The Arch Vile’s return also helps sharpen the expansion’s combat atmosphere. Encounters gain another layer of threat when the arena already asks me to watch spacing, parry timing, aerial routes, and my available exits. Revelations understands that a powerful enemy works best when the rest of the arena has already forced me into difficult decisions.
I never felt that the expansion was trying to replace the identity of DOOM: The Dark Ages. I felt it trying to stress-test that identity. Marty Stratton and the team took the Slayer’s combat foundation, removed an important comfort tool, then handed me a more demanding set of options and asked me to earn my fluency all over again.
I recommend Revelations to returning players who value combat mastery above all else. If the best part of DOOM: The Dark Ages was learning how to survive a brutal arena cleanly, then returning with better timing and fewer wasted actions, this DLC gives that instinct a serious workout. The master arenas and Uber Boss justify the price of admission for that audience.
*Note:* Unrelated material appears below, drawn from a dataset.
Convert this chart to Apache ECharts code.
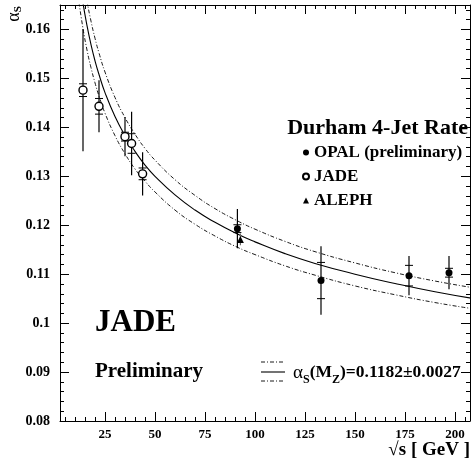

I do not recommend it to players who wanted more of the exact base-game balance. The missing shield saw is not a minor loadout tweak. It alters how safe the Slayer feels, how quickly errors compound, and how much responsibility rests on the player’s command of parries and movement. The Chain Spear is also too central to ignore. Anyone who finds its control load irritating will find that irritation woven through the entire expansion.
DOOM: The Dark Ages – Revelations is an ambitious expansion that earns its place as more than a final batch of levels. The Chain Spear, dashback, Purgatory hub, master arenas, and Uber Boss give it a clear identity. I enjoyed the moments when every part of the new kit came together and the Doom Slayer moved through an arena with lethal, controlled momentum.
I also kept running into the same stubborn flaw: Revelations mistakes opacity for intensity too often. The Chain Spear deserves better explanation, because once I understood its place in the combat loop, it became the DLC’s most exciting idea. Before that point, it felt like a demand being shouted at me in a language I had not fully learned.